Your instructions: Can you print the data exactly and leave out each image?

Raw data:
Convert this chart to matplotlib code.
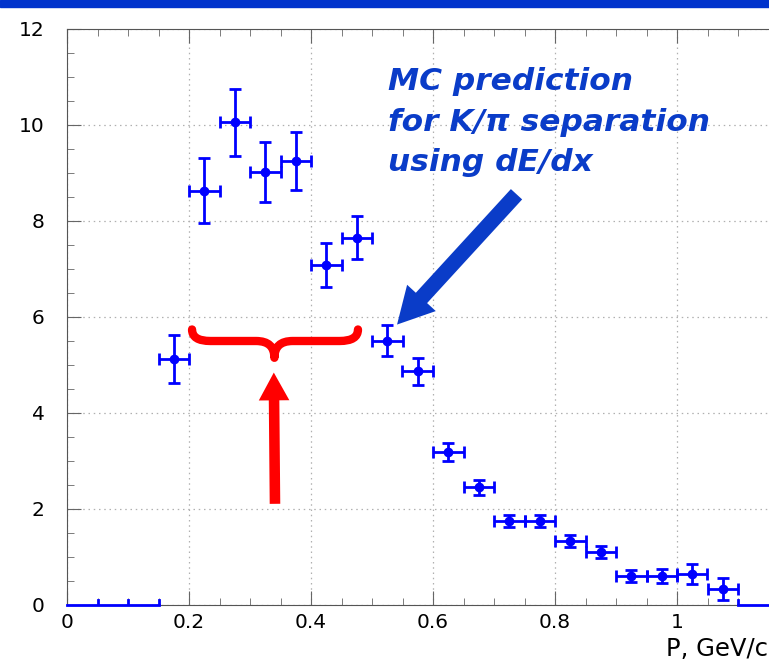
import numpy as np
import matplotlib.pyplot as plt
from matplotlib.path import Path
from matplotlib.patches import PathPatch
from matplotlib.ticker import MultipleLocator

# ======================================
# Data
# ======================================

p_centers = [0.175, 0.225, 0.275, 0.325, 0.375, 0.425, 0.475, 0.525, 0.575,
             0.625, 0.675, 0.725, 0.775, 0.825, 0.875, 0.925, 0.975, 1.025, 1.075]
counts = [5.13, 8.63, 10.06, 9.02, 9.25, 7.09, 7.65, 5.51, 4.87,
          3.19, 2.45, 1.75, 1.75, 1.33, 1.10, 0.60, 0.60, 0.64, 0.33]
count_err = [0.50, 0.68, 0.70, 0.62, 0.61, 0.46, 0.45, 0.33, 0.28,
             0.19, 0.16, 0.13, 0.13, 0.12, 0.12, 0.13, 0.15, 0.21, 0.23]
bin_half = 0.025

# bins with no entries (drawn flat at zero)
empty_low = [0.0, 0.15]
empty_high = [1.1, 1.2]
empty_edges = [0.05, 0.1, 0.15, 1.1]

x_ticks = [0, 0.2, 0.4, 0.6, 0.8, 1]
x_labels = ["0", "0.2", "0.4", "0.6", "0.8", "1"]
y_ticks = [0, 2, 4, 6, 8, 10, 12]

note_text = "MC prediction\nfor K/\u03c0 separation\nusing dE/dx"

# ======================================
# Figure
# ======================================

plt.rcParams["font.family"] = ["DejaVu Sans"]

fig = plt.figure(figsize=(7.69, 6.60), dpi=100)

# blue band at the top
fig.patches.append(plt.Rectangle((0, 1 - 7 / 660), 1, 7 / 660,
                                 transform=fig.transFigure,
                                 color="#0033cc", zorder=0))

ax = fig.add_axes([67 / 769, 55 / 660, 732 / 769, 576 / 660])

ax.set_xlim(0, 1.2)
ax.set_ylim(0, 12)

# empty bins
for seg in [empty_low, empty_high]:
    ax.plot(seg, [0, 0], color="#0000ff", lw=2, clip_on=False, zorder=3)
for e in empty_edges:
    ax.plot([e, e], [0, 0.1], color="#0000ff", lw=2, zorder=3)

ax.errorbar(p_centers, counts,
            xerr=bin_half, yerr=count_err,
            fmt="o", color="#0000ff", ms=6, lw=2,
            capsize=4, capthick=2, zorder=4)

# ticks and grid
ax.set_xticks(x_ticks)
ax.set_xticklabels(x_labels)
ax.set_yticks(y_ticks)
ax.xaxis.set_minor_locator(MultipleLocator(0.05))
ax.yaxis.set_minor_locator(MultipleLocator(0.5))
ax.tick_params(which="both", direction="in", top=True, right=True,
               color="#666666")
ax.tick_params(which="major", length=10, labelsize=14.5, pad=6)
ax.tick_params(which="minor", length=5)
ax.tick_params(axis="y", which="major", pad=16)
ax.grid(True, which="major", linestyle=(0, (1.2, 3)), color="#b0b0b0", lw=0.9)
for s in ax.spines.values():
    s.set_color("#555555")
    s.set_linewidth(0.8)

fig.text(768 / 769, 1 - 649 / 660, "P, GeV/c", ha="right", va="center",
         fontsize=17.5)

# ======================================
# Annotations
# ======================================

ax.text(0.527, 11.2, note_text, color="#0a3cc8", fontsize=22.5,
        fontweight="bold", style="italic",
        ha="left", va="top", linespacing=1.5)

# blue arrow
ax.annotate("", xy=(0.538, 5.8), xytext=(0.74, 8.6),
            arrowprops=dict(arrowstyle="simple,head_length=1.3,head_width=1.4,tail_width=0.55",
                            color="#0a3cc8", lw=0, mutation_scale=20))

# red curly brace
x0, x1 = 0.205, 0.477
xc = 0.34
ytop, ymid, ytip = 5.74, 5.50, 5.15
r = 0.03
verts = [
    (x0, ytop), (x0, ymid), (x0 + r, ymid),
    (xc - r, ymid),
    (xc, ymid), (xc, ytip),
    (xc, ymid), (xc + r, ymid),
    (x1 - r, ymid),
    (x1, ymid), (x1, ytop),
]
codes = [Path.MOVETO, Path.CURVE3, Path.CURVE3,
         Path.LINETO,
         Path.CURVE3, Path.CURVE3,
         Path.CURVE3, Path.CURVE3,
         Path.LINETO,
         Path.CURVE3, Path.CURVE3]
ax.add_patch(PathPatch(Path(verts, codes), fill=False, edgecolor="#ff0000",
                       lw=6, capstyle="round", joinstyle="round", zorder=5))

# red arrow
ax.annotate("", xy=(0.339, 4.9), xytext=(0.341, 2.05),
            arrowprops=dict(arrowstyle="simple,head_length=1.0,head_width=1.1,tail_width=0.38",
                            color="#ff0000", lw=0, mutation_scale=20))

fig.savefig("out.png", dpi=100)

Task response:
Convert this chart to matplotlib code.
import numpy as np
import matplotlib.pyplot as plt
from matplotlib.path import Path
from matplotlib.patches import PathPatch
from matplotlib.ticker import MultipleLocator

# ======================================
# Data
# ======================================

p_centers = [0.175, 0.225, 0.275, 0.325, 0.375, 0.425, 0.475, 0.525, 0.575,
             0.625, 0.675, 0.725, 0.775, 0.825, 0.875, 0.925, 0.975, 1.025, 1.075]
counts = [5.13, 8.63, 10.06, 9.02, 9.25, 7.09, 7.65, 5.51, 4.87,
          3.19, 2.45, 1.75, 1.75, 1.33, 1.10, 0.60, 0.60, 0.64, 0.33]
count_err = [0.50, 0.68, 0.70, 0.62, 0.61, 0.46, 0.45, 0.33, 0.28,
             0.19, 0.16, 0.13, 0.13, 0.12, 0.12, 0.13, 0.15, 0.21, 0.23]
bin_half = 0.025

# bins with no entries (drawn flat at zero)
empty_low = [0.0, 0.15]
empty_high = [1.1, 1.2]
empty_edges = [0.05, 0.1, 0.15, 1.1]

x_ticks = [0, 0.2, 0.4, 0.6, 0.8, 1]
x_labels = ["0", "0.2", "0.4", "0.6", "0.8", "1"]
y_ticks = [0, 2, 4, 6, 8, 10, 12]

note_text = "MC prediction\nfor K/\u03c0 separation\nusing dE/dx"

# ======================================
# Figure
# ======================================

plt.rcParams["font.family"] = ["DejaVu Sans"]

fig = plt.figure(figsize=(7.69, 6.60), dpi=100)

# blue band at the top
fig.patches.append(plt.Rectangle((0, 1 - 7 / 660), 1, 7 / 660,
                                 transform=fig.transFigure,
                                 color="#0033cc", zorder=0))

ax = fig.add_axes([67 / 769, 55 / 660, 732 / 769, 576 / 660])

ax.set_xlim(0, 1.2)
ax.set_ylim(0, 12)

# empty bins
for seg in [empty_low, empty_high]:
    ax.plot(seg, [0, 0], color="#0000ff", lw=2, clip_on=False, zorder=3)
for e in empty_edges:
    ax.plot([e, e], [0, 0.1], color="#0000ff", lw=2, zorder=3)

ax.errorbar(p_centers, counts,
            xerr=bin_half, yerr=count_err,
            fmt="o", color="#0000ff", ms=6, lw=2,
            capsize=4, capthick=2, zorder=4)

# ticks and grid
ax.set_xticks(x_ticks)
ax.set_xticklabels(x_labels)
ax.set_yticks(y_ticks)
ax.xaxis.set_minor_locator(MultipleLocator(0.05))
ax.yaxis.set_minor_locator(MultipleLocator(0.5))
ax.tick_params(which="both", direction="in", top=True, right=True,
               color="#666666")
ax.tick_params(which="major", length=10, labelsize=14.5, pad=6)
ax.tick_params(which="minor", length=5)
ax.tick_params(axis="y", which="major", pad=16)
ax.grid(True, which="major", linestyle=(0, (1.2, 3)), color="#b0b0b0", lw=0.9)
for s in ax.spines.values():
    s.set_color("#555555")
    s.set_linewidth(0.8)

fig.text(768 / 769, 1 - 649 / 660, "P, GeV/c", ha="right", va="center",
         fontsize=17.5)

# ======================================
# Annotations
# ======================================

ax.text(0.527, 11.2, note_text, color="#0a3cc8", fontsize=22.5,
        fontweight="bold", style="italic",
        ha="left", va="top", linespacing=1.5)

# blue arrow
ax.annotate("", xy=(0.538, 5.8), xytext=(0.74, 8.6),
            arrowprops=dict(arrowstyle="simple,head_length=1.3,head_width=1.4,tail_width=0.55",
                            color="#0a3cc8", lw=0, mutation_scale=20))

# red curly brace
x0, x1 = 0.205, 0.477
xc = 0.34
ytop, ymid, ytip = 5.74, 5.50, 5.15
r = 0.03
verts = [
    (x0, ytop), (x0, ymid), (x0 + r, ymid),
    (xc - r, ymid),
    (xc, ymid), (xc, ytip),
    (xc, ymid), (xc + r, ymid),
    (x1 - r, ymid),
    (x1, ymid), (x1, ytop),
]
codes = [Path.MOVETO, Path.CURVE3, Path.CURVE3,
         Path.LINETO,
         Path.CURVE3, Path.CURVE3,
         Path.CURVE3, Path.CURVE3,
         Path.LINETO,
         Path.CURVE3, Path.CURVE3]
ax.add_patch(PathPatch(Path(verts, codes), fill=False, edgecolor="#ff0000",
                       lw=6, capstyle="round", joinstyle="round", zorder=5))

# red arrow
ax.annotate("", xy=(0.339, 4.9), xytext=(0.341, 2.05),
            arrowprops=dict(arrowstyle="simple,head_length=1.0,head_width=1.1,tail_width=0.38",
                            color="#ff0000", lw=0, mutation_scale=20))

fig.savefig("out.png", dpi=100)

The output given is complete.